Testing is used in schools to measure student achievement. State tests are given to students in a district once a year, based on their grade level and subject area. Classroom tests are given by individual teachers on a more regular basis and may include quizzes, mid-terms, chapter tests, and final exams, among others. Both types of tests give educators an idea of how well their students are learning the concepts presented to them in the classroom.
State testing information (data) by district or school can be found using the Data Center link provided. Educators can use this testing information to adjust their instruction to increase how well their students retain what is being taught.
Additional resources, including Item Samplers and Pearson’s Perspective, are available on the PearsonAccess website. Item Samplers are provided to help students and teachers become familiar with the format and type of content included in the state tests.
Information on this page can help parents, caregivers, and students learn more about testing in Minnesota schools.

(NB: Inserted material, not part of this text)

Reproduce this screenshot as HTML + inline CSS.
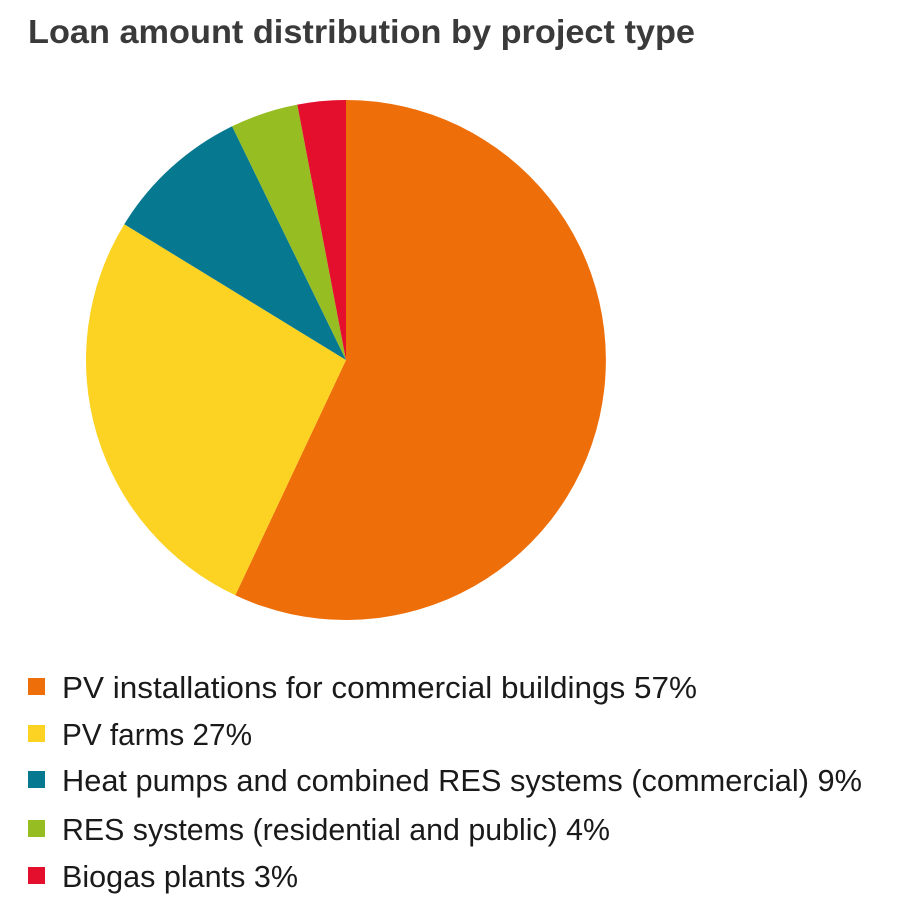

If you have additional questions about testing, please contact your school or District Assessment Coordinator.
Standards-Based Accountability Assessments
The Minnesota Comprehensive Assessments (MCA) and alternate assessment Minnesota Test of Academic Skills (MTAS) are the state tests that help districts measure student progress toward Minnesota’s academic standards and also meet the requirements of the Elementary and Secondary Education Act (ESEA). Students take one test in each subject. Most students take the MCA, but students who receive special education services and meet eligibility requirements may take the alternate assessment MTAS instead.
Minnesota Department of Education Website:
English Language Proficiency Assessments
The ACCESS for ELLs and Alternate ACCESS for ELLs are the assessments developed by the WIDA consortium and administered to English learners in order to measure progress toward meeting Minnesota’s standards for English language development, developed by the WIDA consortium. Most English learners will take the ACCESS for ELLs, but English learners who received special education services and meet the participation guidelines may take the Alternate ACCESS for ELLs.